On Shann Ray’s American Masculine

Adam Parker Cogbill

Graywolf Press: Minneapolis, MN, 2011. 182 Pages. $15.00.

Shann Ray’s first book, American Masculine, winner of the 2010 Bakeless Prize for Fiction, is a short story collection following in the Western tradition of writers like Cormac McCarthy and Annie Proulx. As in many Westerns, there is a timelessness in the storytelling that matches the immense scale of the landscape, and a savagery in the imagery; characters are shaped by harsh, desolate settings and in turn become harsh, desolate people. What sets Ray’s book apart from its precursors, however, is that it discovers brutality both within the traditional sphere of Western masculinity, such as a list of firearm- and alcohol-related deaths in “How We Fall,” and in quieter spaces, like a father’s effort to communicate with his daughter after she has attempted suicide in “Rodin’s The Hand of God.” Ray’s is a particularly poignant exploration within the Western aesthetic, in which men are required to hide internal conflicts and insecurities.

Many of these conflicts revolve around protagonists’ relationships to their families. “The Great Divide” is the story of a boy’s struggles to reconcile the differing worldviews of his mother and father. The first of the story’s two sections describes the boy’s childhood of bull riding and fighting in bars with men twice his age. His father tells him, “Work . . . because you ain’t getting nothing. People are takers. As well shoot you as look at you.” His mother claims that his father sees “the world darkly, and people darker still,” and she asks the boy to “find the good.” As in many stories in American Masculine, children inherit the conflicting masculine and feminine perspectives of their father and mother; the former seeks to destroy, the latter to preserve. After the boy’s parents die, Ray describes him as a “chimera of two persons, the man of violence at odds with the angel of peace.”

The second section is set aboard a train on which the boy has found work.
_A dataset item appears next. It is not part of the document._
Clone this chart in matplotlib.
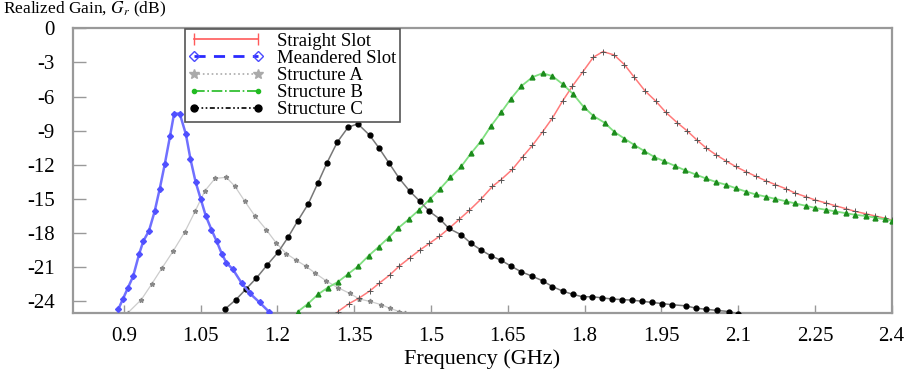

He has been given the name “Middie” after “breaking the back of a bull that wouldn’t carry his weight,” a name doubly significant because of the “chasm between his father and mother.” At six foot nine and over three hundred pounds, Middie finds himself acting as muscle for the train’s conductor, Ed Prifflach, after a series of thefts and a murder on board. When a Blackfeet man is found to have a money belt containing the exact amount stolen, Middie must choose to respond with either the violence he has inherited from his father, or the “subtle light” he has received from his mother. Although “The Great Divide” is full of action, the story’s true tension lies within the quiet, internal conflict that Middie can never externalize.

In the story “In the Half-Light,” Devin returns to Bozeman for the first time in seventeen years to see his father, who abused him when he was a child and wants “to make it up to [him].” The story braids three narratives: Devin’s childhood, in which his father is revealed to be violent, unfaithful to Devin’s mother, and an alcoholic; Devin’s own similarly fraught family life; and Devin’s time in Bozeman, in which he struggles to accept his father’s apology for being “Ugly. [Giving] your mother hate. . . . [Being] no good to you either.” Ray links the three stands together during a scene in which Devin thinks of holding his daughter: “Holding her was so painful his hands ached, and every time he tried . . . he’d fear what was to come, she’d be fatherless with him right there in her presence. He was scared he’d be all he’d been to her mother, all his father had been to her.” In order to forgive his father, Devin must confront his own mistakes and recognize the man he has become. As in “The Great Divide,” the story’s tension comes from psychological spaces men are traditionally expected to keep contained: Devin’s acknowledgement of his own limitations, and his capacity for forgiveness.

The Western tradition often revolves around American expansion into uncharted, unforgiving places, and American Masculine similarly seeks a new frontier. As Ray explores the internal battles of his male characters, he exposes a set of flaws and weaknesses that traditional definitions of masculinity avoid. His male characters are often physically imposing—in “Three from Montana,” Weston and his father are described as “warships”—and they have remarkable facility for violence. But beneath this, they are “made of mostly emptiness,” and to relate to others, they must “borrow.” In the story “In America,” Ray’s character Benjamin Killsnight reflects in “How We Fall,” “if you were to be a man . . . you [borrow] boldness.” American Masculine’s protagonists borrow everything from “their fathers’ shovels and backhoes,” to “compulsion, fear, desire, disaster,” “dignity or . . . shame.” In this resonant collection of stories, Ray reveals the concealed colonial psychology that still informs the ideas and actions of American men as one that sabotages male relationships.